My husband and I have two daughters. A five-month-old and a three-year-old; the older having severe autism with cognitive skills at the level of her sister’s. She was only diagnosed a few months ago, but looking back, there were signs as early as at five to six months of age.
It’s the “feel good” stories about autism that are popular. They are the stories that go viral and garner all kinds of attention. They’re lovely indeed, but the lack of stories like my own worries me. I feel that we are sometimes forgetting the kids who are low functioning and can’t speak. Kids who can’t, and maybe won’t, accomplish something extraordinary and notable in spite of their disability. We are forgetting kids like my daughter Aubrey.
I believe this is a dangerous course of action because it doesn’t promote awareness to the reality of severe autism. People hear these wonderful stories all the time and they assume that autism is “no biggie,” and that it just makes kids a little quirky and antisocial. But there is so much more to it than that. And if we don’t share our reality with the public, how can we expect to ever get politicians or insurance companies to hear our cries for help? How can we expect that snotty woman behind us in line at the grocery store to know that our daughter is not just an out of control three year old, and its also not us just being ineffective parents? The truth is, we can’t expect people to take autism seriously unless they know what it’s like to love someone with severe autism or be someone with severe autism.

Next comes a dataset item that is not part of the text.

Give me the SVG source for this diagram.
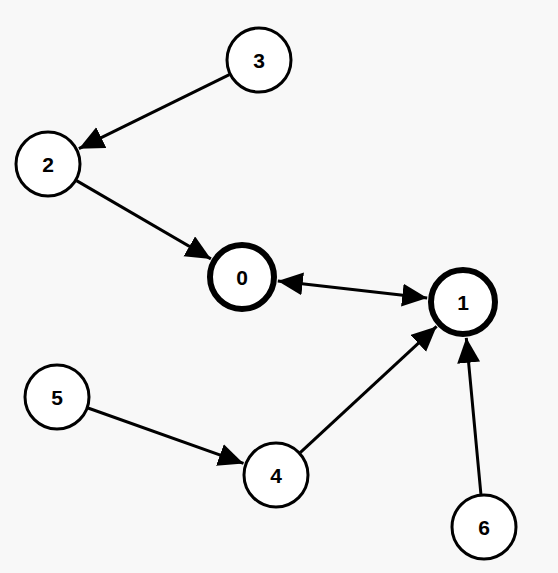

Our story isn’t much different than others who are affected with severe autism. But it is real, and it is a struggle each and every day. My husband and I were nineteen when we found out we were pregnant with Aubrey. We were in college and living the college life, completely unaware of how much would soon change. But we fell in love with her from the time the test said “pregnant.” We moved from our university and he got a job and we did our best to prepare for our baby. We took the classes, we read the books, we prayed, and then finally she arrived. Neither of us had ever felt that kind of love before and we were amazed at how much that love grew and continued to grow, and how it matured us from young selfish kids to selfless adults. We talked about the days and things we looked forward to, her first steps, the first time she would say our name, putting her in ballet class, her first date, her prom, her wedding day… and we soaked up every smile and hug and dove into being the kind of parents we wanted to be.
Then we started noticing some delays. They started out small. She wasn’t waving or saying our names, she didn’t start to walk until later and of course everyone would tell us “all kids develop at different times and in different ways” and we clung to those words… but then the delays multiplied. The time came when she was two and a half and still not talking, still not using a fork or spoon, or playing with toys the appropriate way, and I started to realize she couldn’t understand our requests or instructions. She was diagnosed in September 2013 and as hard as it was to hear it, I was also relieved to know I wasn’t crazy for thinking something was off. She has started becoming more aggressive and less social but has made some progress. Little things, but huge things to us. Like taking our hand and leading us to the kitchen for a snack. We celebrate every bit of progress, no matter how small. Things seem to change every day, and just when we think we have solved one challenge or difficult behavior…a new one comes along. But a few things remain constant: stress, fear, and love.
I can’t even begin to explain how much I would give to have a conversation with my daughter. To hear her say “I love you mommy” or to know that the hundred times I tell her everyday, she’d understand. I know that she knows I love her by my actions and our bond but it just isn’t the same. I would love to go out with my family without it overwhelming her, I would love to put her in ballet class and dress her up and let her play with my make-up. Maybe all that will happen one day, I can’t and won’t give up hope for that. Because the day I do, is the day I wouldn’t be able to carry on.
I desperately long for people to understand what it is like to live this life, because until they do things will never change. I want people to understand what it is like to watch your child struggle to do the most basic things, I want them to understand the pain we feel when we have to pin our daughter down every night to brush her teeth, when we try to comfort her but she is so stressed the only thing she can think to do is bite, kick, or hit us. I want them to understand the pain that it is to watch your daughter bite herself and see the marks she leaves on her own body. I want them to understand the loneliness that we feel when no one understands what it is really like because they only see tiny parts here and there and don’t actually live it day after day. I want people to understand the worry we have every day for our daughter’s future and her well being. I want people to know the pain I feel when they stare at us in public. I want them to understand her, and all the struggles she faces. And how brave and strong she is with all of this. I want people to understand that when I share the reality of our every day life, its not to complain about our situation, it’s to inform. It’s to make people aware. It’s to help them remember my daughter.
So next time you hear or read about that autistic kid who has some amazing talent and is now famous take joy in that and share the story, but please don’t forget the rest of us who might not be so fortunate and are lucky to make it through the day with no battle scars.